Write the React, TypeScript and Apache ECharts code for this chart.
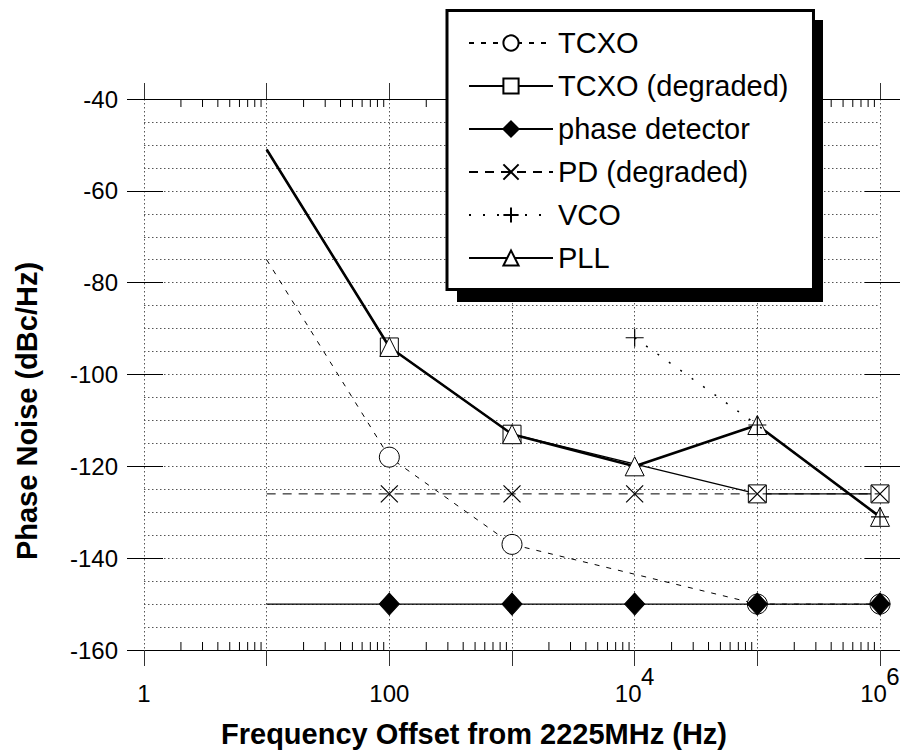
import React, { useEffect, useRef } from "react";
import * as echarts from "echarts";

// ---- data ----
const seriesNames = ["TCXO", "TCXO (degraded)", "phase detector", "PD (degraded)", "VCO", "PLL"];
const allFreq = [10, 100, 1000, 10000, 100000, 1000000];
const tcxoFreq = [10, 100, 1000, 100000, 1000000];
const tcxoVals = [-75, -118, -137, -150, -150];
const tcxoDegVals = [-51, -94, -113, -126, -126];
const pdVals = [-150, -150, -150, -150, -150, -150];
const pdDegVals = [-126, -126, -126, -126, -126, -126];
const vcoFreq = [10000, 100000, 1000000];
const vcoVals = [-92, -111, -131];
const pllVals = [-51, -94, -113, -120, -111, -131];
const yTicks = { min: -160, max: -40, step: 20 };
const xDecades = [1, 10, 100, 1000, 10000, 100000];
const xMinorMultipliers = [2, 3, 4, 5, 6, 7, 8, 9];
const xTickLabels: Record<number, [string, string]> = {
  0: ["", "1"],
  2: ["", "100"],
  4: ["10", "4"],
  6: ["10", "6"],
};
const unmarkedFreq = [10];

const FONT = '"Liberation Sans", Arial, Helvetica, sans-serif';

function pts(xs: number[], ys: number[]) {
  return xs.map((x, i) => {
    const item: any = { value: [x, ys[i]] };
    if (unmarkedFreq.indexOf(x) >= 0) item.symbol = "none";
    return item;
  });
}

const xPath = "path://M0,0L10,10M10,0L0,10";
const plusPath = "path://M5,0L5,10M0,5L10,5";

export default function App() {
  const ref = useRef<HTMLDivElement>(null);
  useEffect(() => {
    if (!ref.current) return;
    const chart = echarts.init(ref.current, null, { renderer: "svg" });
    const minorTicks: number[][] = [];
    xDecades.forEach((d) => xMinorMultipliers.forEach((m) => minorTicks.push([d * m, yTicks.min])));

    const gridStyle = { color: "#555", width: 1, type: [1.5, 2.5] as any };

    const option: any = {
      animation: false,
      textStyle: { fontFamily: FONT, color: "#000" },
      grid: { left: 144, right: 24, top: 99, bottom: 106, containLabel: false },
      legend: {
        data: seriesNames,
        orient: "vertical",
        left: 447,
        top: 10.5,
        padding: [18, 25, 17, 21],
        itemWidth: 84,
        itemHeight: 19,
        itemGap: 14,
        backgroundColor: "#fff",
        borderColor: "#000",
        borderWidth: 3,
        borderRadius: 0,
        selectedMode: false,
        z: 10,
        textStyle: { fontSize: 29, lineHeight: 28, color: "#000", fontFamily: FONT },
      },
      graphic: [
        {
          type: "rect",
          z: 9,
          shape: { x: 457, y: 20, width: 366, height: 282 },
          style: { fill: "#000" },
          silent: true,
        },
        {
          type: "text",
          x: 27,
          y: 411,
          rotation: Math.PI / 2,
          style: {
            text: "Phase Noise (dBc/Hz)",
            fontSize: 29,
            fontWeight: "bold",
            fontFamily: FONT,
            fill: "#000",
            align: "center",
            verticalAlign: "middle",
          },
        },
        {
          type: "text",
          x: 474,
          y: 734,
          style: {
            text: "Frequency Offset from 2225MHz (Hz)",
            fontSize: 29,
            fontWeight: "bold",
            fontFamily: FONT,
            fill: "#000",
            align: "center",
            verticalAlign: "middle",
          },
        },
      ],
      xAxis: [
        {
          type: "log",
          logBase: 10,
          min: 1,
          max: 1000000,
          splitNumber: 6,
          position: "bottom",
          axisLine: { show: true, lineStyle: { color: "#000", width: 1.2 } },
          axisTick: { show: true, inside: false, length: 16, lineStyle: { color: "#333", width: 1 } },
          minorTick: { show: false },
          splitLine: { show: true, lineStyle: gridStyle },
          axisLabel: {
            show: true,
            margin: 22,
            fontSize: 24,
            color: "#000",
            fontFamily: FONT,
            formatter: (v: number) => {
              const e = Math.round(Math.log10(v));
              const lab = xTickLabels[e];
              if (!lab) return "";
              if (lab[0] === "") return "{e| }\n{n|" + lab[1] + "}";
              return "{s|" + lab[1] + "}\n{b|" + lab[0] + "}";
            },
            rich: {
              e: { fontSize: 24, lineHeight: 9, fontFamily: FONT },
              n: { fontSize: 24, lineHeight: 24, fontFamily: FONT, color: "#000" },
              s: { fontSize: 24, lineHeight: 9, fontFamily: FONT, color: "#000", padding: [0, 0, 0, 26] },
              b: { fontSize: 24, lineHeight: 24, fontFamily: FONT, color: "#000", padding: [0, 13, 0, 0] },
            },
          },
        },
        {
          type: "log",
          logBase: 10,
          min: 1,
          max: 1000000,
          splitNumber: 6,
          position: "top",
          axisLine: { show: true, lineStyle: { color: "#000", width: 1.2 } },
          axisTick: { show: true, inside: false, length: 16, lineStyle: { color: "#333", width: 1 } },
          splitLine: { show: false },
          axisLabel: { show: false },
        },
      ],
      yAxis: [
        {
          type: "value",
          min: yTicks.min,
          max: yTicks.max,
          interval: yTicks.step,
          position: "left",
          axisLine: { show: false },
          axisTick: { show: true, inside: false, length: 17, lineStyle: { color: "#000", width: 1 } },
          minorTick: { show: true, splitNumber: 4, length: 0, lineStyle: { width: 0 } },
          splitLine: { show: true, lineStyle: gridStyle },
          minorSplitLine: { show: true, lineStyle: gridStyle },
          axisLabel: { margin: 26, fontSize: 24, color: "#000", fontFamily: FONT },
        },
        {
          type: "value",
          min: yTicks.min,
          max: yTicks.max,
          interval: yTicks.step,
          position: "left",
          axisLine: { show: false },
          axisTick: { show: true, inside: true, length: 19, lineStyle: { color: "#000", width: 1 } },
          splitLine: { show: false },
          axisLabel: { show: false },
        },
        {
          type: "value",
          min: yTicks.min,
          max: yTicks.max,
          interval: yTicks.step,
          position: "right",
          axisLine: { show: false },
          axisTick: { show: true, inside: false, length: 20, lineStyle: { color: "#000", width: 1 } },
          splitLine: { show: false },
          axisLabel: { show: false },
        },
        {
          type: "value",
          min: yTicks.min,
          max: yTicks.max,
          interval: yTicks.step,
          position: "right",
          axisLine: { show: false },
          axisTick: { show: true, inside: true, length: 15, lineStyle: { color: "#000", width: 1 } },
          splitLine: { show: false },
          axisLabel: { show: false },
        },
      ],
      series: [
        {
          type: "custom",
          silent: true,
          z: 1,
          xAxisIndex: 0,
          yAxisIndex: 0,
          data: minorTicks,
          encode: { x: 0, y: 1 },
          renderItem: (params: any, api: any) => {
            const v = api.value(0);
            const pb = api.coord([v, yTicks.min]);
            const pt = api.coord([v, yTicks.max]);
            return {
              type: "group",
              children: [
                { type: "line", shape: { x1: pb[0], y1: pb[1], x2: pb[0], y2: pb[1] - 8 }, style: { stroke: "#000", lineWidth: 1 } },
                { type: "line", shape: { x1: pt[0], y1: pt[1], x2: pt[0], y2: pt[1] + 8 }, style: { stroke: "#000", lineWidth: 1 } },
              ],
            };
          },
        },
        {
          name: seriesNames[0],
          type: "line",
          data: pts(tcxoFreq, tcxoVals),
          symbol: "circle",
          symbolSize: 20,
          showAllSymbol: true,
          smooth: false,
          lineStyle: { color: "#000", width: 1, type: [5, 7] },
          itemStyle: { color: "#fff", borderColor: "#000", borderWidth: 1 },
          z: 3,
        },
        {
          name: seriesNames[2],
          type: "line",
          data: pts(allFreq, pdVals),
          symbol: "diamond",
          symbolSize: [20, 22],
          showAllSymbol: true,
          lineStyle: { color: "#000", width: 1.3, type: "solid" },
          itemStyle: { color: "#000", borderColor: "#000", borderWidth: 1 },
          z: 4,
        },
        {
          name: seriesNames[1],
          type: "line",
          data: pts(tcxoFreq, tcxoDegVals),
          symbol: "rect",
          symbolSize: 18,
          showAllSymbol: true,
          smooth: false,
          lineStyle: { color: "#000", width: 1.3, type: "solid" },
          itemStyle: { color: "#fff", borderColor: "#000", borderWidth: 1 },
          z: 5,
        },
        {
          name: seriesNames[3],
          type: "line",
          data: pts(allFreq, pdDegVals),
          symbol: xPath,
          symbolSize: 17,
          showAllSymbol: true,
          lineStyle: { color: "#000", width: 1, type: [9, 7] },
          itemStyle: { color: "#000", borderColor: "#000", borderWidth: 1.2 },
          z: 6,
        },
        {
          name: seriesNames[5],
          type: "line",
          data: pts(allFreq, pllVals),
          symbol: "triangle",
          symbolSize: 19,
          showAllSymbol: true,
          smooth: false,
          lineStyle: { color: "#000", width: 2.6, type: "solid" },
          itemStyle: { color: "#fff", borderColor: "#000", borderWidth: 1 },
          z: 7,
        },
        {
          name: seriesNames[4],
          type: "line",
          data: pts(vcoFreq, vcoVals),
          symbol: plusPath,
          symbolSize: 18,
          showAllSymbol: true,
          lineStyle: { color: "#000", width: 1.5, type: [2, 12] },
          itemStyle: { color: "#000", borderColor: "#000", borderWidth: 1.2 },
          z: 8,
        },
      ],
    };
    chart.setOption(option);
    return () => chart.dispose();
  }, []);
  return (
    <div
      ref={ref}
      style={{ position: "fixed", left: 0, top: 0, width: 904, height: 756, background: "#fff" }}
    />
  );
}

******************************

[Your instructions]:
Your task is to return the lines above, from the first one up to and including the line containing "type: [1.5, 2.5]", minus any pictures.

[Problem solution]:
Write the React, TypeScript and Apache ECharts code for this chart.
import React, { useEffect, useRef } from "react";
import * as echarts from "echarts";

// ---- data ----
const seriesNames = ["TCXO", "TCXO (degraded)", "phase detector", "PD (degraded)", "VCO", "PLL"];
const allFreq = [10, 100, 1000, 10000, 100000, 1000000];
const tcxoFreq = [10, 100, 1000, 100000, 1000000];
const tcxoVals = [-75, -118, -137, -150, -150];
const tcxoDegVals = [-51, -94, -113, -126, -126];
const pdVals = [-150, -150, -150, -150, -150, -150];
const pdDegVals = [-126, -126, -126, -126, -126, -126];
const vcoFreq = [10000, 100000, 1000000];
const vcoVals = [-92, -111, -131];
const pllVals = [-51, -94, -113, -120, -111, -131];
const yTicks = { min: -160, max: -40, step: 20 };
const xDecades = [1, 10, 100, 1000, 10000, 100000];
const xMinorMultipliers = [2, 3, 4, 5, 6, 7, 8, 9];
const xTickLabels: Record<number, [string, string]> = {
  0: ["", "1"],
  2: ["", "100"],
  4: ["10", "4"],
  6: ["10", "6"],
};
const unmarkedFreq = [10];

const FONT = '"Liberation Sans", Arial, Helvetica, sans-serif';

function pts(xs: number[], ys: number[]) {
  return xs.map((x, i) => {
    const item: any = { value: [x, ys[i]] };
    if (unmarkedFreq.indexOf(x) >= 0) item.symbol = "none";
    return item;
  });
}

const xPath = "path://M0,0L10,10M10,0L0,10";
const plusPath = "path://M5,0L5,10M0,5L10,5";

export default function App() {
  const ref = useRef<HTMLDivElement>(null);
  useEffect(() => {
    if (!ref.current) return;
    const chart = echarts.init(ref.current, null, { renderer: "svg" });
    const minorTicks: number[][] = [];
    xDecades.forEach((d) => xMinorMultipliers.forEach((m) => minorTicks.push([d * m, yTicks.min])));

    const gridStyle = { color: "#555", width: 1, type: [1.5, 2.5] as any };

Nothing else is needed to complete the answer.